American lobby groups condemning the Government's bid for plain packaging on cigarettes are attempting to muddy the debate and their arguments should be scrutinised, a marketing professor says.
At least two US lobby groups have backed claims by British American Tobacco (BAT) in a campaign costing hundreds of thousands of dollars that there is no evidence plain packaging will reduce smoking.
Yesterday BAT stood by its comments that recent research by Otago University proved little about real smoker behaviour.
However, Janet Hoek, from the university's department of marketing, said BAT's claims were "illogical", "unsupported" and ignored a "well-established evidence base".
American lobby groups the Institute for Policy Innovation (IPI) and Chamber of Commerce have released statements saying plain packaging will not aid public health but rather pose risks for international trade.
Ms Hoek said any comments in the debate should be scrutinised closely.

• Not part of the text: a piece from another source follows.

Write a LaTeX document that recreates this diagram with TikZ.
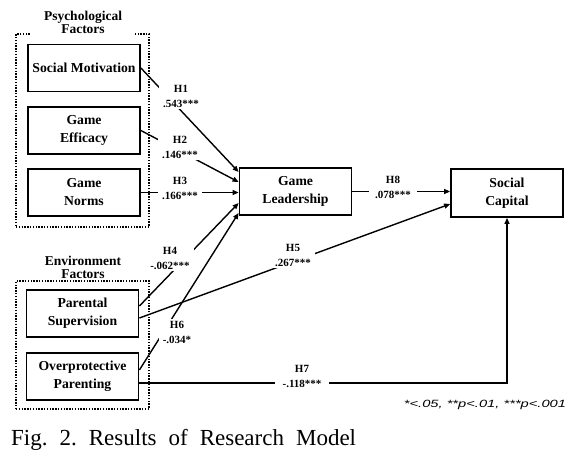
\documentclass[tikz,border=0pt]{standalone}
\usepackage{graphicx}
\usepackage{fontspec}
\setmainfont{Liberation Serif}
\newfontfamily\notefont{Liberation Sans}
\usetikzlibrary{arrows.meta,calc}
\begin{document}
\begin{tikzpicture}[x=1pt,y=-1pt,
  box/.style={draw,line width=1.8pt,minimum width=112pt,minimum height=47pt,align=center,
    font=\fontsize{13.7}{18}\selectfont\bfseries,inner sep=0pt},
  group/.style={draw,line width=1.5pt,dash pattern=on 1.4pt off 1.4pt,inner sep=0pt},
  grouplabel/.style={fill=white,align=center,font=\fontsize{13.5}{12.5}\selectfont\bfseries,
    inner xsep=13pt,inner ysep=1pt},
  conn/.style={line width=1.4pt,-{Triangle[length=6pt,width=5pt]}},
  coef/.style={fill=white,align=center,font=\fontsize{11}{15}\selectfont\bfseries,
    inner xsep=4pt,inner ysep=2pt}
]
\useasboundingbox (0,0) rectangle (584,456);

% group frames
\node[group,minimum width=133pt,minimum height=193pt] (psyg) at (82.5,130.5) {};
\node[group,minimum width=133pt,minimum height=128pt] (envg) at (82.5,345) {};
\node[grouplabel] (psyl) at (83,22.5) {Psychological\\Factors};
\node[grouplabel] (envl) at (83,267.5) {Environment\\Factors};

% boxes
\node[box] (SM) at (84,68) {Social Motivation};
\node[box] (GE) at (84,130.5) {Game\\Efficacy};
\node[box] (GN) at (84,192.5) {Game\\Norms};
\node[box] (PS) at (82.5,313.5) {Parental\\Supervision};
\node[box] (OP) at (82.5,376.5) {Overprotective\\Parenting};
\node[box] (GL) at (295.5,191.5) {Game\\Leadership};
\node[box,minimum height=48pt] (SC) at (507,193) {Social\\Capital};

% connectors
\draw[conn] (SM.east) -- ($(GL.west)+(0,-19.5)$);
\draw[conn] (GE.east) -- ($(GL.west)+(0,-9.5)$);
\draw[conn] (GN.east) -- (GN.east -| GL.west);
\draw[conn] ($(PS.east)+(0,-7.5)$) -- ($(GL.west)+(0,11.5)$);
\draw[conn] ($(PS.east)+(0,4.5)$) -- ($(SC.west)+(0,11)$);
\draw[conn] ($(OP.east)+(0,-6.5)$) -- ($(GL.west)+(0,21.5)$);
\draw[conn] ($(OP.east)+(0,6.5)$) -| (SC.south);
\draw[conn] (GL.east) -- (GL.east -| SC.west);

% coefficients
\node[coef] (h1) at (181,96) {H1\\.543***};
\node[coef] (h2) at (180,147) {H2\\.146***};
\node[coef] (h3) at (180,188) {H3\\.166***};
\node[coef] (h4) at (170,258) {H4\\-.062***};
\node[coef] (h5) at (293,255) {H5\\.267***};
\node[coef] (h6) at (177,332) {H6\\-.034*};
\node[coef,inner xsep=8pt] (h7) at (302,376) {H7\\-.118***};
\node[coef,inner xsep=6pt] (h8) at (393,187) {H8\\.078***};

% note and caption
\node[font=\notefont\itshape\fontsize{10.5}{12}\selectfont,inner sep=0pt] (note) at (485,405)
  {\scalebox{1.4}[1]{*<.05, **p<.01, ***p<.001}};
\node[anchor=base west,font=\fontsize{23}{27}\selectfont,inner sep=0pt] (cap) at (11,445)
  {Fig.\hspace{12pt}2.\hspace{12pt}Results\hspace{12pt}of\hspace{12pt}Research\hspace{12pt}Model};
\end{tikzpicture}
\end{document}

"We know the tobacco industry has funded ... groups in New Zealand [in the past].
"That became very apparent during the whole debate over the removal of tobacco retail displays a couple of years ago," Ms Hoek said.
"So we know that they have their tentacles reaching out and that they are trying to create groups to give them a veneer of public respectability. I think we've got to scrutinise those sorts of claims very carefully."
IPI, which is funded by donations from businesses and individuals, released a paper voicing opposition to the Government's proposed plain packaging legislation, including what it says are implications on trademarks and overseas trade.
The IPI would not disclose the individuals and organisations that contribute to its $1.5 million per year funding, but BAT said it did not donate money to the organisation.
The US Chamber of Commerce, which says it represents "the interests of more than three million businesses of all sizes, sectors, and regions", also stated its opposition to the legislation.
They said there were more alternatives to dealing with the public health problems of smoking.
But Ms Hoek said the university's research had revealed "pretty strong evidence that plain packaging is going to be good for health and that it will protect future generations of children from taking up smoking, which is, let's face it, a deadly addiction".
"I think what these organisations are trying to do is to muddy the waters because I think the waters are actually very clear and the research base is very strong," she said.